The North Cape oil spill took place on Friday, January 19, 1996, when the tank barge North Cape and the tug Scandia grounded on Moonstone Beach in South Kingstown, Rhode Island, after the tug caught fire in its engine room during a winter storm. An estimated 828000 USgal of home heating oil was spilled. Oil spread throughout a large area of Block Island Sound, including Trustom Pond National Wildlife Refuge, resulting in the closure of a 250 mi2 area of the sound for fishing.

Hundreds of oiled birds and large numbers of dead lobsters, surf clams, and starfish were recovered in the weeks following the spill. US federal and Rhode Island state governments undertook considerable work to clean up the spill and restore lost fishery stocks and coastal marine habitat. The North Cape oil spill is considered a significant legal precedent in that it was the first major oil spill in the continental U.S. after the passage of the Oil Pollution Act of 1990, resulting from the Exxon Valdez oil spill in Alaska on March 24, 1989.

==Environmental impacts==
Of the many affected communities, one important habitat was the Trustom Pond National Wildlife Refuge. The refuge is nearly 800 acre in area and protects the only undeveloped salt pond in the state and its inhabitants. The oil caused a large number of deaths in wildlife such as birds, lobsters, surf clams and sea stars. More than 2,000 birds were killed, one of these species being the piping plover, a federally listed threatened species. The wind and choppy waters of the storm in combination with the oil caused a rapid and foamy dispersion of the oil into the water column. As a result, a large number of shellfish washed ashore in the few days following the spill. Because of the complex interconnected nature of the marine ecosystem, the effects on one species eventually spread to every level of the food chain in that environment. Even small and uncommon species can serve as keystone species for the ecosystem, determining the functionality of the community as a whole.

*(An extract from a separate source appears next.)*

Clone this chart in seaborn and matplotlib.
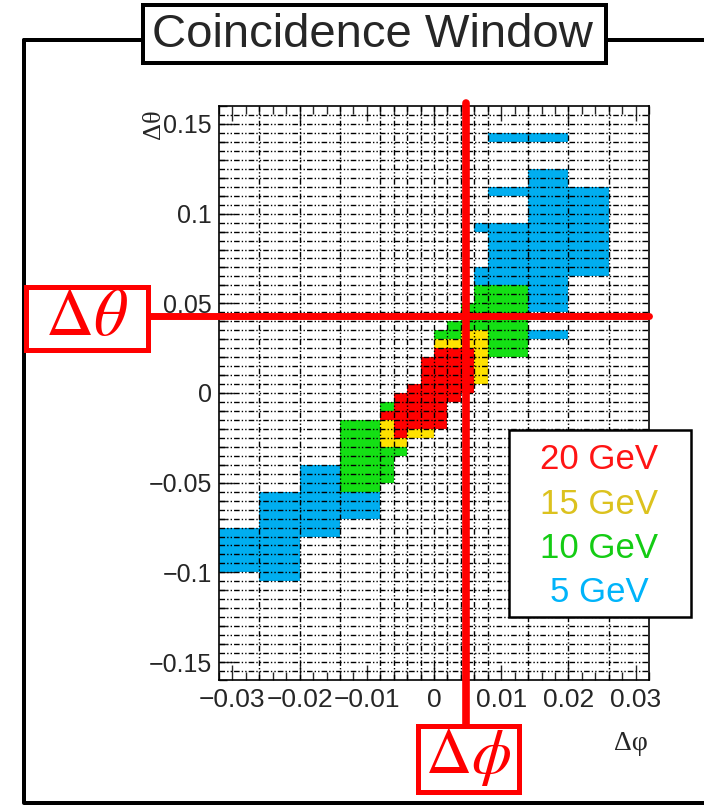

==Social and economic impacts==
Humans were affected by the disturbance in several ways such as temporary loss of the fishing industry and financial strain. Residents and tourists alike depend on the coastal environment for both recreational and economical pursuits. More than 200 mi2 of commercial fishery were closed for several months following the spill and some seafood businesses were unable to make up the economic losses from that time out of work. Over a year after the spill, the owners of the tug and barge were given criminal charges because the Oil Pollution act of 1990 had made it illegal to negligently discharge harmful quantities of oil into the United States' navigable waters. The owners paid a total of $9.5 million in criminal and other costs.

==Recovery efforts==
As a result of the severe weather during the time of the spill, the oil spread quickly to the deeper levels of water, making cleaning up more difficult and the skimming method less effective. Several organizations worked together to create a restoration plan following the spill at the behest of the Rhode Island House of Representatives. The primary organizations involved were the National Oceanic and Atmospheric Administration, the United States Fish and Wildlife Service, the Rhode Island Department of Environmental Management, and the United States Coast Guard. Captain Patrick A. Turlo was the commander on science for the Coast Guard. This was the first oil spill whose damages were to be assessed by the new federal regulations of the Oil Pollution Act of 1990, a law designed to compensate the public for losses resulting from an oil spill. Projects included restocking wildlife populations and protecting and enhancing their habitats. The total project cost was $117 million. This incident and other disturbances have illustrated the need to improve both the ecological and social resilience of coastal environments. Many organizations were involved to find a solution to the disaster, and to find a way to clean up all the oil from the deep levels of the sound.